The TIEA would help the two countries to exchange information on tax matters of entities doing business in the two countries.

"The Tax Information and Exchange Agreement between India and Mauritius has been finalised by both countries and Mauritius is in fact already applying it," Financial Services Commission (FSC) Chairperson Marc Hein told PTI.

FSC is Mauritius' integrated regulator for global business companies and non-banking financial services sector.

"We hope that the agreement will be signed by both parties whenever both governments are ready for this," said Hein, who was here to participate in an international taxation conference.

According to Hein, Mauritian authorities has been fully co-operative with their Indian counterparts to furnish information whenever "reasonable information" has been requested to the Mauritian authorities.

"The Financial Services Commission and SEBI have been exchanging information for years," Hein said and added that the "apart from regulatory authorities the Mauritian Financial Intelligence Unit also cooperates with the Indian FIU for exchange of information".

While a DTAA is already in place between two countries, it is being revised amid concerns that the Indian Ocean nation was being used for round-tripping of funds to and from India, although Mauritius has always maintained that there have been no concrete evidence of any such misuse.

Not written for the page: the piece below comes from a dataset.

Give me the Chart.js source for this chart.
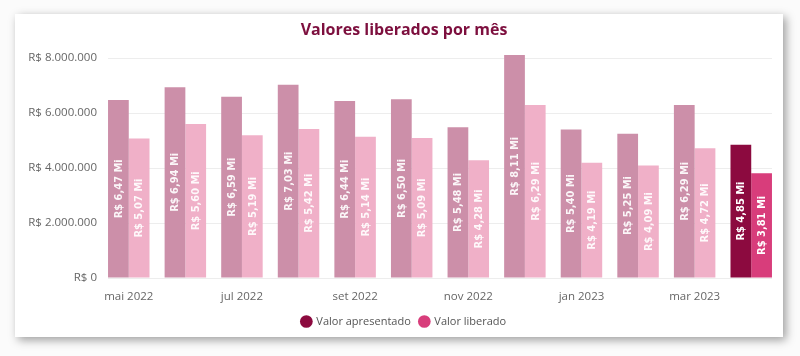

The two countries had signed this DTAA in 1982 when late Indira Gandhi was India's Prime Minister and was part of various steps initiated by the two countries at that time for strengthening the flow of investments to and from Mauritius.

Meanwhile, Mauritius has also agreed to include a 'limitation of benefits (LOB)' clause in its revised tax treaty with India. The LOB clause limits treaty benefits to those who meet certain conditions including those related to business, residency and investment commitments of the entity seeking benefit of a Double Taxation Avoidance Agreement (DTAA).